The problem with the penalties is that they are applied even when someone cannot afford to maintain the contributions because of loss of income, such as business bankruptcy, retrenchment or ill-health.
De Villiers does offer a bit of solace. He says when contributions can no longer be paid, the PPS RA member using the Sanlam option has two options, namely:
* Applying for a premium holiday of up to 12 months, when premiums are not required to be paid, without any penalty being levied; or
* Making the policy paid-up, which will result in a penalty being levied. If the premium is later reinstated, a large part, but not all, of the penalty is then refunded, resulting in a very small penalty being levied.
One point on which he has a sound argument is that you can get guarantees on your RA savings only by using a life assurance RA – there are no guarantees available for unit trust RAs.
Sanlam is currently encouraging PPS members to move to another of its RA products – Stratus – without any penalty being levied for the change, while levying penalties for any member switching to the PPS RA unit trust option.
De Villiers says Sanlam is able to do this because underlying both the PPS RA life assurance option and the Stratus RA is the Central Retirement Annuity Fund (CRAF), which is underwritten by Sanlam. The CRAF guarantees to pay benefits when they are due.

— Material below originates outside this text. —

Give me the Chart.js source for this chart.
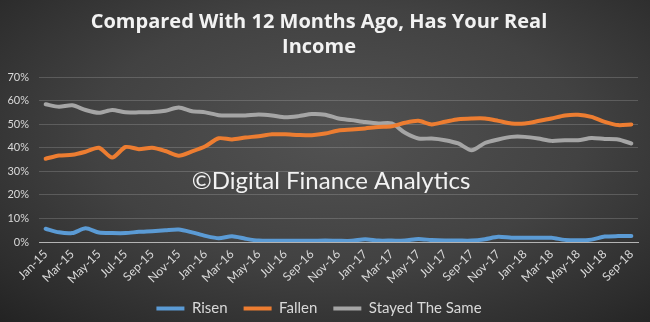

“The RA policies sold to members of both funds are basically the same. It is possible to transfer the RA policy (instead of a monetary amount) from the PPS RA Fund to the CRAF. The policy … is not terminated, but simply transferred to the new fund,” De Villiers says. He says, however, when a member wants to move from the Sanlam RA option to the unit trust of the PPS RA Fund, the underlying policy is terminated and a penalty is levied.
There are also differences of opinion between Sanlam and the PPS RA trustees about what commissions and advice fees are paid in any switch between products.
De Villiers says it is also important to note that Sanlam does not pay any intermediary remuneration on these transfers, as this is explicitly prohibited by the Pension Funds Act.
But, he says, whenever an RA policy is moved to the unit trust RA within the PPS RA Fund, it is possible for the intermediary to negotiate an “initial intra-fund conversion fee” of up to 1.5 percent of the transferred amount, which will further erode the RA’s value. Sanlam believes that this is against the spirit of the law.
De Villiers says nothing about the trail advice fee that is paid on Stratus products or the fact that PPS RA members who transfer to the non-PPS RA Sanlam Stratus RA will lose their profit share from PPS. (PPS is a mutual company so profits are added to the retirement savings of members, adding to their end benefit.)
The industry simply has to be forced to be a lot more transparent so that consumers are not left muddled by such clashes, making it difficult to decide what is in their best interest.
Claims by Sanlam that its RAs are cheaper than the PPS unit trust RA option are based on calculations done in 2000.
Personal Finance has initiated research on the various cost claims to establish the precise situation.
Early indications are that both products will prove to be expensive, confirming past Personal Finance research that both life assurance and unit trust RAs operating off a linked investment service provider administration platform tend to have higher costs than unit trust RAs offered by a unit trust company with underlying choices limited to the funds offered by the company.